Technology continues to race forward. Soon 5G networks will expand data capability by an order of magnitude, and as the electronics inside the phones become more sophisticated, even more amazing things developments will occur.
My current phone, a Samsung Note 4, is almost outmoded. Still, I can do almost everything on my phone that I can do on my desktop. I can not only talk on the phone, I can video chat while transmitting documents and data. Perhaps in a decade or two, the handheld phone will be replaced by a chip in our brain.
And yet, with all this communication going on, most people seem to feel more cut off; isolated. Younger folks especially treat their phones not just as a communication device, but an emotional lifeline. Their world has been reduced to a screen and a keyboard. Many cities are now passing ordinances banning distracted walking to keep these folks from walking into traffic or disappearing down an open manhole.
My wife and I were out to eat one evening when a young couple occupied the table across from us. For the entire time they were there, they spoke not a single word. They took out their phones and texted each other. Occasionally they would look up and smile at each other, but there was no verbal communication at all. I've seen this pattern repeated more than I would care to, and that bothers me because people like that have forgotten that real communication involves much more than a keyboard. Facial expressions, body language, vocal tone, all necessary ingredients to true communication seem to have been left behind.

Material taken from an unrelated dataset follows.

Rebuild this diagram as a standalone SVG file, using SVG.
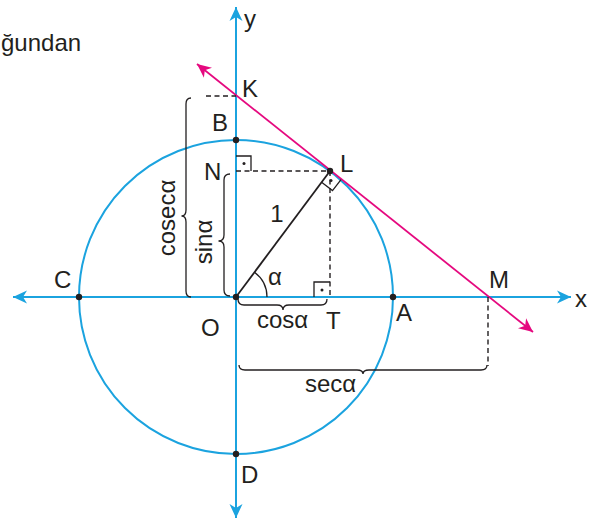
<svg xmlns="http://www.w3.org/2000/svg" width="590" height="520" viewBox="0 0 590 520">
  <style>
    .lbl { font-family: "Liberation Sans", Arial, sans-serif; font-size: 24px; fill: #231f20; }
    .axis { stroke: #1ba3df; stroke-width: 2; fill: none; }
    .tan { stroke: #e5097f; stroke-width: 1.8; fill: none; }
    .blk { stroke: #231f20; stroke-width: 1.8; fill: none; }
    .dash { stroke: #231f20; stroke-width: 1.4; fill: none; stroke-dasharray: 5 3.5; }
    .brace { stroke: #231f20; stroke-width: 1.3; fill: none; }
    .mark { stroke: #231f20; stroke-width: 1.3; fill: none; }
    .pt { fill: #231f20; }
  </style>
  <defs>
    <marker id="arrBlue" viewBox="-15 -8 16 16" refX="0" refY="0" markerWidth="16" markerHeight="16" markerUnits="userSpaceOnUse" orient="auto-start-reverse">
      <path d="M0,0 L-14,-6.5 L-10,0 L-14,6.5 Z" fill="#1ba3df"/>
    </marker>
    <marker id="arrPink" viewBox="-15 -8 16 16" refX="0" refY="0" markerWidth="16" markerHeight="16" markerUnits="userSpaceOnUse" orient="auto-start-reverse">
      <path d="M0,0 L-14,-6.5 L-10,0 L-14,6.5 Z" fill="#e5097f"/>
    </marker>
  </defs>

  <rect width="590" height="520" fill="#ffffff"/>

  <text class="lbl" x="1" y="51">ğundan</text>

  <g id="circle">
    <circle cx="236" cy="297" r="157" class="axis"/>
  </g>

  <g id="connectors">
    <line id="x-axis" x1="13" y1="297" x2="571" y2="297" class="axis" marker-start="url(#arrBlue)" marker-end="url(#arrBlue)"/>
    <line id="y-axis" x1="236" y1="7" x2="236" y2="518" class="axis" marker-start="url(#arrBlue)" marker-end="url(#arrBlue)"/>
    <line id="tangent" x1="197" y1="64" x2="533" y2="332" class="tan" marker-start="url(#arrPink)" marker-end="url(#arrPink)"/>
    <line id="OL" x1="236" y1="297" x2="330" y2="171" class="blk"/>
    <line x1="206" y1="96" x2="236" y2="96" class="dash"/>
    <line x1="236" y1="171" x2="330" y2="171" class="dash"/>
    <line x1="330" y1="171" x2="330" y2="297" class="dash"/>
    <line x1="488" y1="297" x2="488" y2="366" class="dash"/>
    <path d="M267,297 A31,31 0 0 0 254.5,272.2" class="mark"/>
  </g>

  <g id="right-angles">
    <path d="M236,156 L251,156 L251,171" class="mark"/>
    <circle cx="244" cy="163.5" r="1.5" class="pt"/>
    <path d="M314,297 L314,282 L330,282" class="mark"/>
    <circle cx="322" cy="290" r="1.5" class="pt"/>
    <path d="M321.6,182.2 L332.5,190.6 L341.0,179.7" class="mark"/>
    <circle cx="331" cy="180.5" r="1.5" class="pt"/>
  </g>

  <g id="braces">
    <path d="M191,98 Q186,98 186,104 L186,210 Q186,216 181.5,216 Q186,216 186,222 L186,291 Q186,297 191,297" class="brace"/>
    <path d="M230,174 Q224,174 224,180 L224,235 Q224,241 218.5,241 Q224,241 224,247 L224,290 Q224,296 230,296" class="brace"/>
    <path d="M238,299 Q238,305 244,305 L277,305 Q283,305 283,310 Q283,305 289,305 L321,305 Q327,305 327,299" class="brace"/>
    <path d="M239,365 Q239,370 245,370 L357,370 Q363,370 363,374 Q363,370 369,370 L481,370 Q487,370 487,365" class="brace"/>
  </g>

  <g id="node-O"><circle cx="236" cy="297" r="3.2" class="pt"/><text class="lbl" x="201" y="336">O</text></g>
  <g id="node-A"><circle cx="393" cy="297" r="3.2" class="pt"/><text class="lbl" x="396" y="321">A</text></g>
  <g id="node-B"><circle cx="236" cy="140" r="3.2" class="pt"/><text class="lbl" x="212" y="131">B</text></g>
  <g id="node-C"><circle cx="79" cy="297" r="3.2" class="pt"/><text class="lbl" x="54" y="288">C</text></g>
  <g id="node-D"><circle cx="236" cy="454" r="3.2" class="pt"/><text class="lbl" x="241" y="483">D</text></g>
  <g id="node-L"><circle cx="330" cy="171" r="3.2" class="pt"/><text class="lbl" x="340" y="172">L</text></g>
  <g id="node-K"><text class="lbl" x="242" y="97">K</text></g>
  <g id="node-N"><text class="lbl" x="204" y="180">N</text></g>
  <g id="node-T"><text class="lbl" x="326" y="329">T</text></g>
  <g id="node-M"><text class="lbl" x="489" y="288">M</text></g>
  <g id="label-x"><text class="lbl" x="575" y="307">x</text></g>
  <g id="label-y"><text class="lbl" x="244" y="27">y</text></g>

  <g id="labels">
    <text class="lbl" x="277" y="222" text-anchor="middle">1</text>
    <text class="lbl" x="268" y="285">α</text>
    <text class="lbl" x="257" y="328">cosα</text>
    <text class="lbl" x="305" y="392">secα</text>
    <text class="lbl" transform="translate(175,218) rotate(-90)" text-anchor="middle">cosecα</text>
    <text class="lbl" transform="translate(212,242) rotate(-90)" text-anchor="middle">sinα</text>
  </g>
</svg>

But times change, and so do we. If science fiction writers have been accurate, at some point we will evolve beyond verbal communication to the extra-sensory, instantaneous communication between brains. And who knows what happens next.
So why this rant? I carry a notebook around with me because, being a writer, and the owner of an aging brain, I understand how fleeting good ideas can be, and how quickly they can depart without a forwarding address. When an idea occurs to me, I have to write it down. A young person saw me doing this, and noting the smart phone hooked to my belt, asked, "Why don't you use your phone for that?"
I stopped and thought about that for a moment. I really didn't have a good answer, except that I write better with a pad and pen then with a smartphone, which I guess makes me a dinosaur of sorts. Lacking any other answer, I replied, "If this was good enough for Hemingway, it's good enough for me."
And yet, here I sit in front of my computer, typing this post into a web log, or blog.
I'm old enough to remember writing term papers in long hand, then laboring away on a typewriter, having to discard and re-type entire pages after making an error, or retyping the whole blame thing when I found a paragraph that had to be inserted. (And also going to a library in the pre-Google years and pouring through hundreds of books for information and citations.) For executing a finished product, there's nothing better than what I use now, Microsoft Word, my desktop, and printer. It's a good deal less painful, and the elimination of a lot of what used to be manual labor allows me to focus more on what I'm writing about.
I'll be turning 63 next month, an age I thought as elderly just a few years ago. I don't know how much longer I'll be around, but it excites me to think of where tech can take us, in the context of human communications.
I just hope that we can keep the human heart at the center of that process.